Music and Many Connections in Three Downtown Parks
Carl Glassman / Tribeca Trib
In the evening, Maxime Mulder, 12, listens to a friend play one of two pianos in Tribeca Park. The pianos could be played until 10 p.m.
“Do you know the blues?” asked the friend, Christian Oates.
“No,” said the woman, Mari Kamada. “You play something and I’ll play with you.”
For the next few minutes, as the two tried to figure out what to play, they got up and down and switched seats so many times that it looked like a Marx Brothers’ routine. She would play a few bars, he’d come sit next to her and watch. Then he’d go back to his side and she’d get shy and go watch him. Then they’d both head back to her side together. Eventually they gave up.
“She plays classical and I play jazz,” Oates explained. “Never the twain shall meet.”
For all the discordant meetings, there no doubt were countless harmonious ones. Plant a piano in the middle of the city, and relationships blossom all around it.
In Battery Park, a young tourist from Florida named Nicole Trejo played a moonlit ballad by the gothic rock group Evanescence. A seven-year-old girl named Margot conducted with a twig. Later, Margot and her friend Gianna sat side by side and improvised a duet, a roiling thunderstorm of smashed keys that Margot’s mother, a dance photographer, likened to Stravinsky.
The two-week project that ended July 5, was sponsored by Sing for Hope, an organization that brings music into underserved schools and communities. In Lower Manhattan, Sing for Hope placed pianos in Tribeca Park, City Hall Park and Battery Park.
If you spent a few hours on a recent afternoon in any of these places, and if you then compiled a program of the pieces you heard, it would have read, in part: “La Vie en Rose” (Piaf); “Nocturne” (Chopin); untitled jazz fantasy (Griswold).
Griswold? Scott Griswold is a professional set-dresser, but he could be seen in City Hall Park in sandals, shorts, and sunglasses, playing with his head down, eyes shut tight against the distractions of the world—cell-phone cameras, squirrels, a small crowd of tourists, camp kids and workers with ID cards clipped to their belts that gathered around.
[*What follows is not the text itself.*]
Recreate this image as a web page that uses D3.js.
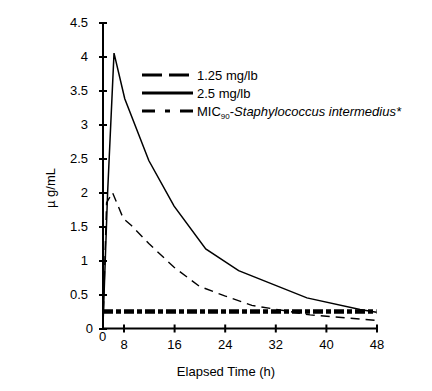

Carl Glassman / Tribeca Trib
Vital DeShawn sings while Chris Clark plays in Tribeca Park.
“Something I made up,” Griswold said afterward, taking a drag of a cigarette with an air of studied casualness. A folded piece of paper peeked out of his shirt pocket. “I want to play all the pianos in Manhattan,” he said, “so I printed out a map.”
Back in the West Broadway triangle, after dusk, a 20-year-old and a man of about 40 jammed on a simple chord progression by Coldplay that the older man had never heard before.
“Do you like the Grateful Dead?” asked the older man, Geoff Wilson, when the song was over.
“I’ve heard of them.”
Both Wilson and the younger man, Ed Arzomand, were newcomers to the city. Wilson, who owns a 7-11 store in Springfield, Mass., was in town just for the pianos. Earlier, at City Hall, he’d seen someone trying to teach himself the Charlie Brown theme song and showed him the proper key to play it in. They struck up a conversation and ended up strolling to Tribeca Park so they could play together on its two pianos.
They banged out a few classics—“Green Onions, ” “Like a Rolling Stone” —before Ed Arzomand jumped in.
He knew just one tune, the Coldplay one, but you didn’t have to be Fats Waller to get something out of the experience.
“I’ve only lived in the city for three weeks and I feel like there’s a lot of disconnectedness, but artistic expression gives people an opportunity to connect,” he said. “A momentary connection with a random human being is the most beautiful thing you can do.”